Available data.
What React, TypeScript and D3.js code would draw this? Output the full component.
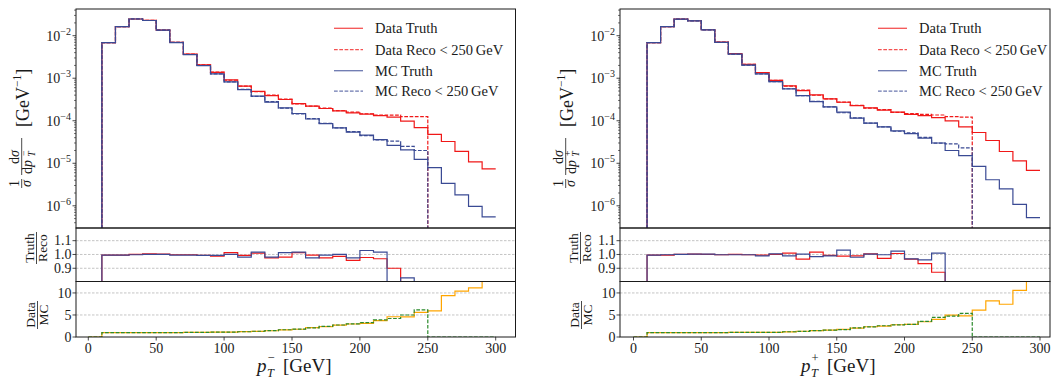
import React from 'react';
import * as d3 from 'd3';

// Bin edges (GeV): 0,10,...,300
const EDGES: number[] = d3.range(0, 301, 10);

// ---------- p_T^- (left) ----------
// truth values for bins 10-20 ... 290-300
const dataTruthMinus = [6.86e-3, 1.63e-2, 2.47e-2, 2.3e-2, 1.36e-2, 7.0e-3, 3.7e-3, 2.05e-3, 1.38e-3, 9.1e-4, 6.5e-4, 4.9e-4, 3.9e-4, 3.16e-4, 2.54e-4, 2.2e-4, 1.94e-4, 1.7e-4, 1.53e-4, 1.43e-4, 1.32e-4, 1.22e-4, 9.8e-5, 6.9e-5, 4.8e-5, 3.25e-5, 1.9e-5, 1.08e-5, 7.4e-6];
const mcTruthMinus = [6.86e-3, 1.63e-2, 2.47e-2, 2.28e-2, 1.35e-2, 6.9e-3, 3.6e-3, 1.98e-3, 1.26e-3, 8.2e-4, 5.4e-4, 3.8e-4, 2.75e-4, 2.0e-4, 1.48e-4, 1.1e-4, 8.6e-5, 6.8e-5, 5.4e-5, 4.6e-5, 3.6e-5, 2.63e-5, 2.07e-5, 1.23e-5, 7.9e-6, 3.36e-6, 1.8e-6, 9.7e-7, 5.5e-7];
// Truth / Reco ratio, bins 0-10 ... 240-250
const dataTRMinus = [0, 0.995, 0.995, 1.0, 1.005, 1.002, 0.998, 0.998, 0.993, 0.988, 1.014, 0.993, 1.01, 0.976, 0.981, 1.014, 0.995, 0.976, 0.986, 0.957, 0.978, 0.969, 0.9, 0.78, 0.55];
const mcTRMinus = [0, 0.995, 0.995, 0.998, 1.0, 1.0, 0.995, 0.995, 0.993, 0.993, 1.0, 0.981, 1.017, 0.981, 1.014, 1.017, 0.976, 0.995, 1.0, 0.976, 1.029, 1.017, 0.79, 0.831, 0.615];
// Data / MC ratio, bins 0-10 ... 290-300
const dmTruthMinus = [0, 1.0, 1.0, 1.0, 1.01, 1.01, 1.01, 1.03, 1.04, 1.09, 1.12, 1.2, 1.29, 1.42, 1.6, 1.76, 2.14, 2.37, 2.7, 2.95, 3.1, 3.7, 4.6, 4.55, 5.6, 5.95, 9.4, 10.4, 11.15, 13.5];
const dmRecoMinus = [0, 1.0, 1.0, 1.0, 1.01, 1.01, 1.01, 1.03, 1.04, 1.1, 1.1, 1.19, 1.3, 1.43, 1.65, 1.77, 2.08, 2.42, 2.73, 2.99, 3.26, 3.88, 4.2, 5.0, 6.15, 0, 0, 0, 0, 0];

// ---------- p_T^+ (right) ----------
const dataTruthPlus = [6.86e-3, 1.63e-2, 2.46e-2, 2.25e-2, 1.38e-2, 7.1e-3, 3.8e-3, 2.12e-3, 1.35e-3, 8.9e-4, 6.6e-4, 5.1e-4, 4.05e-4, 3.26e-4, 2.72e-4, 2.28e-4, 2.0e-4, 1.77e-4, 1.59e-4, 1.42e-4, 1.32e-4, 1.19e-4, 9.9e-5, 7.2e-5, 5.3e-5, 3.43e-5, 1.89e-5, 1.14e-5, 6.8e-6];
const mcTruthPlus = [6.86e-3, 1.63e-2, 2.46e-2, 2.24e-2, 1.37e-2, 7.0e-3, 3.7e-3, 2.03e-3, 1.26e-3, 8.3e-4, 5.6e-4, 3.9e-4, 2.82e-4, 2.11e-4, 1.59e-4, 1.15e-4, 8.8e-5, 7.2e-5, 5.8e-5, 5.0e-5, 3.9e-5, 3.0e-5, 2.0e-5, 1.52e-5, 8.5e-6, 4.1e-6, 2.5e-6, 1.08e-6, 5.3e-7];
const dataTRPlus = [0, 0.995, 0.995, 1.0, 1.002, 1.0, 0.998, 1.0, 0.998, 0.995, 1.0, 1.01, 0.966, 1.017, 0.993, 0.988, 0.99, 1.005, 0.971, 1.007, 0.966, 0.934, 0.871, 0.79, 0.59];
const mcTRPlus = [0, 0.995, 0.998, 1.0, 1.002, 1.002, 0.998, 0.998, 0.998, 0.99, 1.005, 0.99, 1.002, 0.985, 0.99, 1.032, 0.98, 1.002, 0.998, 1.024, 0.968, 0.961, 1.01, 0.7, 0.66];
const dmTruthPlus = [0, 1.0, 1.0, 1.0, 1.0, 1.01, 1.01, 1.03, 1.04, 1.07, 1.07, 1.18, 1.31, 1.44, 1.55, 1.73, 2.03, 2.33, 2.48, 2.78, 2.86, 3.46, 3.98, 4.96, 4.8, 6.1, 8.2, 7.44, 10.6, 12.9];
const dmRecoPlus = [0, 1.0, 1.0, 1.0, 1.0, 1.01, 1.01, 1.03, 1.04, 1.07, 1.07, 1.19, 1.27, 1.46, 1.56, 1.66, 2.05, 2.31, 2.55, 2.75, 2.87, 3.56, 4.45, 4.75, 5.35, 0, 0, 0, 0, 0];

const xTicks = [0, 50, 100, 150, 200, 250, 300];
const logTicks = [-6, -5, -4, -3, -2];
const trTicks = [0.9, 1.0, 1.1];
const dmTicks = [0, 5, 10];
const legendLabels = ['Data Truth', 'Data Reco < 250\u2009GeV', 'MC Truth', 'MC Reco < 250\u2009GeV'];

const W = 1051, H = 381;
const TOP = 9, MAIN_B = 228, R1_B = 281.5, R2_B = 337;
const FONT = '"Liberation Serif", "DejaVu Serif", serif';
const RED = '#f01818';
const BLUE = '#3a4a94';
const ORANGE = '#ffa500';
const GREEN = '#2a8a2a';
const DASH = '3.7,1.6';

type Scale = (v: number) => number;

function stepD(vals: number[], x: Scale, ymap: Scale): string {
  let d = '';
  vals.forEach((v, i) => {
    const py = ymap(v);
    d += i === 0 ? `M${x(EDGES[i])},${py}` : `V${py}`;
    d += `H${x(EDGES[i + 1])}`;
  });
  return d;
}

interface PanelProps {
  id: string;
  left: number;
  right: number;
  zero: number;
  k: number;
  sign: string;
  xlabStart: number;
  dataTruth: number[];
  mcTruth: number[];
  dataTR: number[];
  mcTR: number[];
  dmTruth: number[];
  dmReco: number[];
}

function Panel(p: PanelProps) {
  const x = d3.scaleLinear().domain([(p.left - p.zero) / p.k, (p.right - p.zero) / p.k]).range([p.left, p.right]);
  const yMain = d3.scaleLog().domain([Math.pow(10, -6.522), Math.pow(10, -1.372)]).range([MAIN_B, TOP]);
  const yR1 = d3.scaleLinear().domain([0.804, 1.192]).range([R1_B, MAIN_B]);
  const yR2 = d3.scaleLinear().domain([0, 12.6]).range([R2_B, R1_B]);
  const ymapLog = (v: number) => (v > 0 ? yMain(v) : MAIN_B + 40);

  const dataTruthVals = [0, ...p.dataTruth];
  const mcTruthVals = [0, ...p.mcTruth];
  const dataRecoVals = [0, ...p.dataTruth.slice(0, 24).map((v, i) => v / p.dataTR[i + 1]), 0];
  const mcRecoVals = [0, ...p.mcTruth.slice(0, 24).map((v, i) => v / p.mcTR[i + 1]), 0];

  const minor: number[] = [];
  for (let e = -7; e <= -2; e++) {
    for (let m = 2; m <= 9; m++) {
      const v = m * Math.pow(10, e);
      if (v > Math.pow(10, -6.522) && v < Math.pow(10, -1.372)) minor.push(v);
    }
  }

  const w = p.right - p.left;
  const tickFs = 14;

  return (
    <g fontFamily={FONT} fill="#1a1a1a">
      <defs>
        <clipPath id={`${p.id}-cm`}><rect x={p.left} y={TOP} width={w} height={MAIN_B - TOP} /></clipPath>
        <clipPath id={`${p.id}-c1`}><rect x={p.left} y={MAIN_B} width={w} height={R1_B - MAIN_B} /></clipPath>
        <clipPath id={`${p.id}-c2`}><rect x={p.left} y={R1_B} width={w} height={R2_B - R1_B} /></clipPath>
      </defs>

      {/* grid lines in ratio panels */}
      {trTicks.map((t) => (
        <line key={`g1${t}`} x1={p.left} x2={p.right} y1={yR1(t)} y2={yR1(t)} stroke="#b5b5b5" strokeWidth={0.8} strokeDasharray="2.5,1.5" />
      ))}
      {[5, 10].map((t) => (
        <line key={`g2${t}`} x1={p.left} x2={p.right} y1={yR2(t)} y2={yR2(t)} stroke="#b5b5b5" strokeWidth={0.8} strokeDasharray="2.5,1.5" />
      ))}

      {/* main panel */}
      <g clipPath={`url(#${p.id}-cm)`} fill="none" strokeWidth={1.2}>
        <path d={stepD(dataTruthVals, x, ymapLog)} stroke={RED} />
        <path d={stepD(dataRecoVals, x, ymapLog)} stroke={RED} strokeDasharray={DASH} />
        <path d={stepD(mcTruthVals, x, ymapLog)} stroke={BLUE} />
        <path d={stepD(mcRecoVals, x, ymapLog)} stroke={BLUE} strokeDasharray={DASH} />
      </g>

      {/* truth / reco */}
      <g clipPath={`url(#${p.id}-c1)`} fill="none" strokeWidth={1.2}>
        <path d={stepD(p.dataTR, x, yR1)} stroke={RED} />
        <path d={stepD(p.mcTR, x, yR1)} stroke={BLUE} />
      </g>

      {/* data / mc */}
      <g clipPath={`url(#${p.id}-c2)`} fill="none" strokeWidth={1.2}>
        <path d={stepD(p.dmTruth, x, yR2)} stroke={ORANGE} />
        <path d={stepD(p.dmReco, x, yR2)} stroke={GREEN} strokeDasharray={DASH} />
      </g>

      {/* frames */}
      <g fill="none" stroke="#1a1a1a" strokeWidth={1}>
        <rect x={p.left} y={TOP} width={w} height={MAIN_B - TOP} />
        <rect x={p.left} y={MAIN_B} width={w} height={R1_B - MAIN_B} />
        <rect x={p.left} y={R1_B} width={w} height={R2_B - R1_B} />
      </g>

      {/* log y ticks */}
      {logTicks.map((e) => {
        const yy = yMain(Math.pow(10, e));
        return (
          <g key={`lt${e}`}>
            <line x1={p.left - 3.5} x2={p.left} y1={yy} y2={yy} stroke="#1a1a1a" strokeWidth={0.8} />
            <text x={p.left - 5} y={yy + 5} textAnchor="end" fontSize={tickFs}>
              10<tspan fontSize={10} dy={-6}>{`\u2212${-e}`}</tspan>
            </text>
          </g>
        );
      })}
      {minor.map((v, i) => (
        <line key={`mn${i}`} x1={p.left - 2} x2={p.left} y1={yMain(v)} y2={yMain(v)} stroke="#1a1a1a" strokeWidth={0.6} />
      ))}

      {/* ratio y ticks */}
      {trTicks.map((t) => (
        <g key={`tt${t}`}>
          <line x1={p.left - 3.5} x2={p.left} y1={yR1(t)} y2={yR1(t)} stroke="#1a1a1a" strokeWidth={0.8} />
          <text x={p.left - 4.5} y={yR1(t) + 4.6} textAnchor="end" fontSize={tickFs}>{t.toFixed(1)}</text>
        </g>
      ))}
      {dmTicks.map((t) => (
        <g key={`dt${t}`}>
          <line x1={p.left - 3.5} x2={p.left} y1={yR2(t)} y2={yR2(t)} stroke="#1a1a1a" strokeWidth={0.8} />
          <text x={p.left - 4.5} y={yR2(t) + 4.6} textAnchor="end" fontSize={tickFs}>{String(t)}</text>
        </g>
      ))}

      {/* x ticks */}
      {xTicks.map((t) => (
        <g key={`xt${t}`}>
          <line x1={x(t)} x2={x(t)} y1={R2_B} y2={R2_B + 3.5} stroke="#1a1a1a" strokeWidth={0.8} />
          <text x={x(t)} y={352.5} textAnchor="middle" fontSize={tickFs}>{String(t)}</text>
        </g>
      ))}

      {/* x label */}
      <g fontSize={19}>
        <text x={p.xlabStart} y={372} fontStyle="italic">p</text>
        <text x={p.xlabStart + 10} y={376.5} fontSize={12.5} fontStyle="italic">T</text>
        <text x={p.xlabStart + 10.5} y={361.5} fontSize={12.5}>{p.sign}</text>
        <text x={p.xlabStart + 26} y={372}>[GeV]</text>
      </g>

      {/* main y label */}
      <g transform={`translate(${p.left - 54.3},126) rotate(-90)`}>
        <text x={-57.5} y={-3} textAnchor="middle" fontSize={14}>1</text>
        <line x1={-62} x2={-53} y1={0} y2={0} stroke="#1a1a1a" strokeWidth={0.8} />
        <text x={-57.5} y={9.5} textAnchor="middle" fontSize={14} fontStyle="italic">σ</text>
        <text x={-31} y={-3} textAnchor="middle" fontSize={14}>d<tspan fontStyle="italic">σ</tspan></text>
        <line x1={-49} x2={-12} y1={0} y2={0} stroke="#1a1a1a" strokeWidth={0.8} />
        <text x={-48} y={10} fontSize={14}>d<tspan fontStyle="italic">p</tspan></text>
        <text x={-30.5} y={13.5} fontSize={9.5} fontStyle="italic">T</text>
        <text x={-30} y={4.8} fontSize={9.5}>{p.sign}</text>
        <text x={-1} y={7} fontSize={18}>[GeV<tspan fontSize={11.5} dy={-7.5}>{'\u22121'}</tspan><tspan dy={7.5}>]</tspan></text>
      </g>

      {/* Truth / Reco label */}
      <g transform={`translate(${p.left - 39.5},248) rotate(-90)`} fontSize={13.5}>
        <text x={0} y={-2.5} textAnchor="middle">Truth</text>
        <line x1={-16} x2={16} y1={0} y2={0} stroke="#1a1a1a" strokeWidth={0.8} />
        <text x={0} y={10.5} textAnchor="middle">Reco</text>
      </g>

      {/* Data / MC label */}
      <g transform={`translate(${p.left - 38.5},315) rotate(-90)`} fontSize={13.5}>
        <text x={0} y={-2.5} textAnchor="middle">Data</text>
        <line x1={-14} x2={14} y1={0} y2={0} stroke="#1a1a1a" strokeWidth={0.8} />
        <text x={0} y={10.5} textAnchor="middle">MC</text>
      </g>

      {/* legend */}
      {legendLabels.map((lab, i) => {
        const yy = [28.3, 49.6, 70.7, 91.2][i];
        const col = i < 2 ? RED : BLUE;
        const dashed = i % 2 === 1;
        return (
          <g key={`lg${i}`}>
            <line x1={p.left + 258} x2={p.left + 287} y1={yy} y2={yy} stroke={col} strokeOpacity={0.75} strokeWidth={1.3} strokeDasharray={dashed ? DASH : undefined} />
            <text x={p.left + 299} y={yy + 5} fontSize={14.5}>{lab}</text>
          </g>
        );
      })}
    </g>
  );
}

export default function App() {
  return (
    <svg width={W} height={H} viewBox={`0 0 ${W} ${H}`} style={{ position: 'absolute', left: 0, top: 0, background: '#fff' }}>
      <rect x={0} y={0} width={W} height={H} fill="#fff" />
      <Panel id="pm" left={76} right={515.5} zero={88.3} k={1.358} sign={'\u2212'} xlabStart={257}
        dataTruth={dataTruthMinus} mcTruth={mcTruthMinus} dataTR={dataTRMinus} mcTR={mcTRMinus}
        dmTruth={dmTruthMinus} dmReco={dmRecoMinus} />
      <Panel id="pp" left={620} right={1050} zero={633.5} k={1.355} sign="+" xlabStart={801}
        dataTruth={dataTruthPlus} mcTruth={mcTruthPlus} dataTR={dataTRPlus} mcTR={mcTRPlus}
        dmTruth={dmTruthPlus} dmReco={dmRecoPlus} />
    </svg>
  );
}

Exercise instructions.
Write out the lines from the start of the material to the line with "const EDGES: number[] = d3.range(0, 301, 10);", inclusive and exactly. Skip the pictures.

Complete output.
What React, TypeScript and D3.js code would draw this? Output the full component.
import React from 'react';
import * as d3 from 'd3';

// Bin edges (GeV): 0,10,...,300
const EDGES: number[] = d3.range(0, 301, 10);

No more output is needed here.